Politica

Greta Thunberg è una populista?

Greta Thunberg è una populista? Sommessa domanda che giro al distinto assembramento dei seriosi benpensanti che storcono il naso infastiditi quando qualche voce fuori dal coro osa criticare il vigente “migliore dei mondi possibili”; edificato sui criteri promossi da questo establishment di biechi accaparratori delle ricchezze mondiali e dal concerto dei coristi mimetizzati a vari livelli, comunque pronti a cantarne le lodi (a tassametro).

Lo ripensavo giorni addietro negli uffici del mio editore madrileno, mentre il navigato interlocutore mi spiegava che in questa epoca vincono quanti semplificano e banalizzano. Sicché un vecchio cultore della distinzione critica, tipo chi gli stava davanti, è irrimediabilmente condannato al marchio di “insopportabile rompiscatole”.

Questo è anche l’attuale destino dell’etichetta “populista”, appannaggio di chi propugna l’idea di una radicale inversione di orientamenti politici. La trappola linguistica per svilirlo. Per cui l’istanza di AltraPolitica viene screditata/irrisa come Antipolitica; per cui si creano deliberati guazzabugli concettuali mischiando il populismo (che tento di liberare dalle mistificazioni strumentali che lo affliggono) con posizioni antitetiche quali il sovranismo e il suprematismo; per cui si inducono identificazioni malandrine e prive di senso, stivando nello stesso contenitore concettuale (appunto, populista) tutto e il suo contrario: Ada Colau, alcaldesa di Barcellona, e Donald Trump, il pur declinante Pablo Iglesias di Podemos e il popolare presidente Antonio Costa del Portogallo con Orban o Putin, un filosofo rispettabile quale il gramsciano Ernesto Laclau e i ghost writer di Beppe Grillo.
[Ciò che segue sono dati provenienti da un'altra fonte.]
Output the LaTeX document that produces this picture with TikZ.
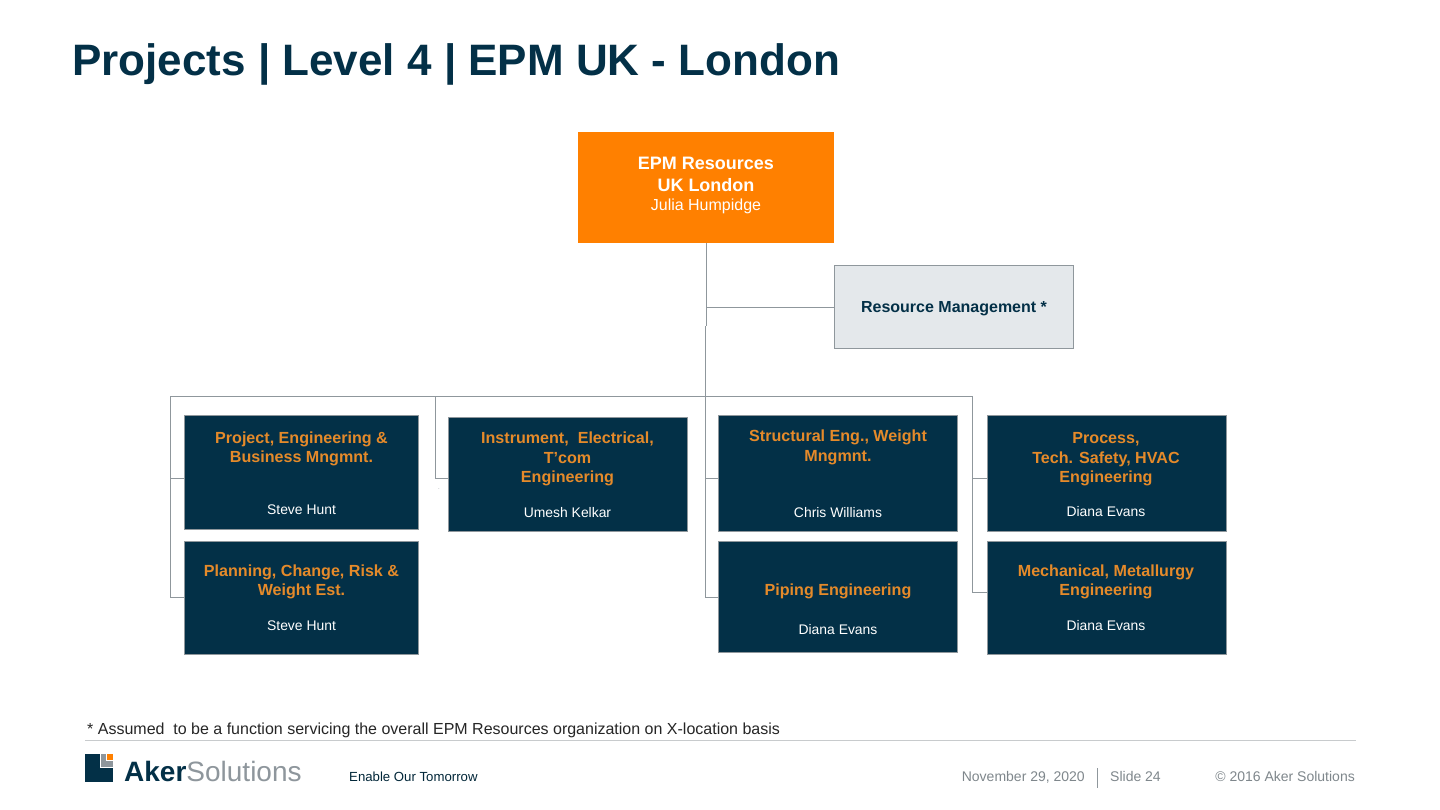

In effetti oggi ciò che viene messo all’indice come populista non è altro che la presa d’atto di un imbroglio; resosi evidente nel decennio scorso almeno dopo i primi crolli di Wall Street: le tecniche con cui le classi dirigenti liquidatrici dell’età welfariana hanno mimetizzato la loro defezione dal resto della società, anteponendo spregiudicatamente il proprio personale interesse a ogni forma di solidarietà. Quanto Zygmunt Bauman sintetizzava nella battuta “oggi i ricchi non hanno più bisogno dei poveri”. Avvio della biblica trasmigrazione di ricchezza dall’area mediana ai vertici della piramide sociale e il contemporaneo saccheggio speculativo di ogni risorsa pubblica. A cominciare dall’ambiente. La disuguaglianza indotta dal parossismo accaparrativo che prepara la catastrofe del pianeta.

Quanto oggi la piccola Greta denuncia con disarmante semplicità. Al riparo della sua età e delle sue treccine che rendono difficile ai mazzieri di un establishment cultore furbesco del politicamente corretto mettere una bambina nel mirino dei propri marchingegni di delegittimazione e discredito. Al massimo possono farlo – e con effetti contrari ai propri intenti – solo personaggi estremi. Tipo Maria Giovanna Maglie, da tempo specializzata nel ruolo di orco cattivo a guardia del regno dei dolcevitari ricchi e incoscienti (“Greta Thunberg? L’avrei messa sotto con la macchina”), o Mauro Corona, profeta montanaro che ripete i passi imbarazzanti di Alessandro Dal Lago, quel sociologo della devianza che anni fa scrisse Eroi di carta, libro contro Roberto Saviano, geloso del successo planetario ottenuto da un outsider trattando proprio quei temi su cui pretendeva di avere l’esclusiva.

Sono consapevole che l’età della semplificazione ha le sue regole. Ma quando vengono superate certe soglie (specie per occultare l’infamia) si sta raggiungendo un limite pericoloso. Nel caso, esporre al pubblico disprezzo – lo stigma populista – proprio la forza emergente che trae dall’oblio temi urticanti per i padroni del mondo quanto vitali per i cittadini del mondo. A partire dalla democrazia quale grande modalità discorsiva per arrivare a condividere soluzioni con cui rispondere alle drammatiche sfide incombenti. Come le ferite insanabili che andiamo infliggendo al pianeta “su cui siamo tutti di passaggio”. Da inquilini.

Quanto i milioni di ragazzine e ragazzini hanno gridato nelle piazze del mondo, chiamati a raccolta dalla piccola Greta. Populista? E perché no!